“Ma fille, c’est une escroc !” me confie un père. Cette dernière n’ouvre pas beaucoup ses livres, apprend vaguement ses leçons, travaille un poil plus pour les contrôles, et a 15 de moyenne.

Qu’est-ce qui donne parfois l’impression que les surdoué.e.s sont des escrocs ? Leur facilité déconcertante, du point de vue des autres, à souvent apprendre et comprendre à la vitesse de la lumière avec le moins d’efforts visibles.

C’est d’ailleurs ce qui nourrit deux malentendus considérables.

Le premier est le suivant : les surdoué.e.s n’ont pour ainsi dire jamais l’impression de faire quelque chose de particulièrement remarquable là où les autres voient des facilités (les fameuses facilités ou capacités des surdoué.e.s), un don ou même du génie. Eux, elles, font simplement quelque chose qu’ils/elles aiment et/ou qu’ils/elles font de manière très efficace.

Le dernier terme à la mode pour parler des personnes qui fonctionnent sur ce mode particulier est de dire qu’ils sont à “haut potentiel”, avec l’injonction que ça trimbale : être à la hauteur de ce potentiel.

Écoutons la maman de Chiara : “Je ne comprends pas, elle a vraiment des facilités, une super mémoire, et elle n’a que 14 de moyenne, elle pourrait faire mieux, elle pourrait avoir 16 !”

Oui bien sûr, 18 même. Elle pourrait. Mais pourquoi faire au juste ? Et surtout, pour qui ? Pour elle ? Non, Chiara travaille peu et a 14 de moyenne, le temps qu’il lui reste elle le passe à lire des pavés (en ce moment c’est Harry Potter), regarder des séries, jouer au foot, discuter avec ses copains et ses copines, dessiner et jouer du piano. Bref, elle vit. Elle passe de nombreuses heures au collège, elle fait ses devoirs en ne travaillant rarement plus de 30 ou 45 minutes, et elle a 14 de moyenne. Pourquoi, pour qui, faudrait-il qu’elle en fasse davantage ?

Que nous dit le père d’Esteban ? “Il a du potentiel, il faut qu’il l’exploite ! Mais il ne travaille pas assez, vous vous rendez compte, il ne travaille même pas 1h par jour en rentrant du lycée ! Il faudrait qu’il travaille au moins 2h, il a le bac à la fin de l’année quand même !”

Je dirais même, il aura le bac, avec 13 de moyenne. Mais ça ne se mesure pas en temps de travail. Un.e personne peut mettre 30 minutes à faire quelque chose qui prendra 1h en moyenne aux autres et 1h30 pour quelques un.e.s. Ce n’est pas la quantité de travail qui en définit la qualité.

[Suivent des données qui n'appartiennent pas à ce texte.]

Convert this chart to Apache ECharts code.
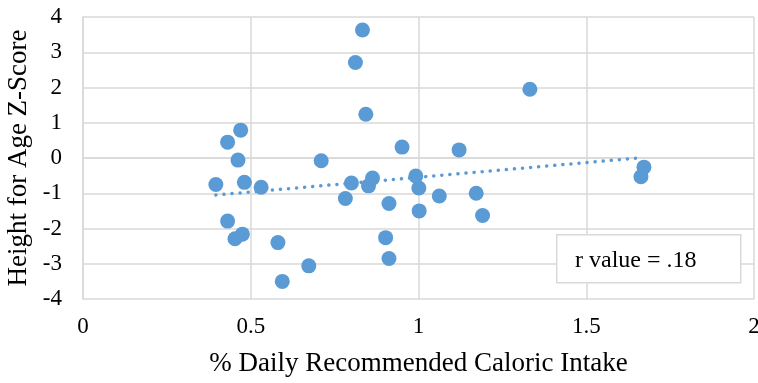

Deuxième malentendu : les surdoué.e.s ne sont pas des machines ayant la science infuse.

C’est indéniable, très souvent, leur intuition et leur possibilité d’apprentissage avec de moindres efforts que les autres leur permettent d’apprendre vite et bien.

Mais, et il est de taille, elles/ils apprennent souvent vite et bien quand elles/ils aiment ce qu’il y a à apprendre. C’est un facteur de corrélation essentiel qu’on a tendance à vite oublier ! Tout être humain, et a fortiori les surdoué.e.s, apprennent beaucoup plus facilement et mieux quelque chose qui leur plait vraiment, et quand ils/elles aiment les enseignant.e.s. L’affection portée ou non à un.e prof va affecter, plus ou moins selon le/la prof, la matière, celui/celle qui apprend, son apprentissage.

D’autre part, les méthodologies de travail, par exemple toute chose ressemblant de près ou de loin à une dissertation, c’est à dire au développement construit et structuré d’une pensée et/ou de connaissances, n’est pas vraiment intuitif. Comme les autres, les surdoué.e.s vont devoir apprendre comment on fait. Et là, c’est souvent dans le décalage avec les autres entre leurs apprentissages possiblement fulgurants et la nécessité d’apprendre une méthode, qui donne, et en premier lieu à eux/elles-même, l’impression d’être bêtes.

On aurait un potentiel et finalement il n’est pas sans limite ? Heureusement ! Ce serait l’ennui mortel assuré, plus rien à apprendre, plus aucune difficultés à surmonter, du facile tout le temps. Une horreur en somme…

Mais là encore, si on prend le temps d’entendre le désarroi de ces jeunes, ou de ces adultes, qui ont tout à coup l’impression que la magie n’opère plus, qu’on se serait trompé, qu’ils/elles sont idiot.e.s en fait, puis celui de travailler avec eux/elles sur ce qui bloque ; leur intuition et leur fulgurance d’apprentissage reviendront alors au galop.

Les surdoué.e.s ne sont pas des escrocs, mais ils/elles n’en sont pas moins souvent bluffant.e.s.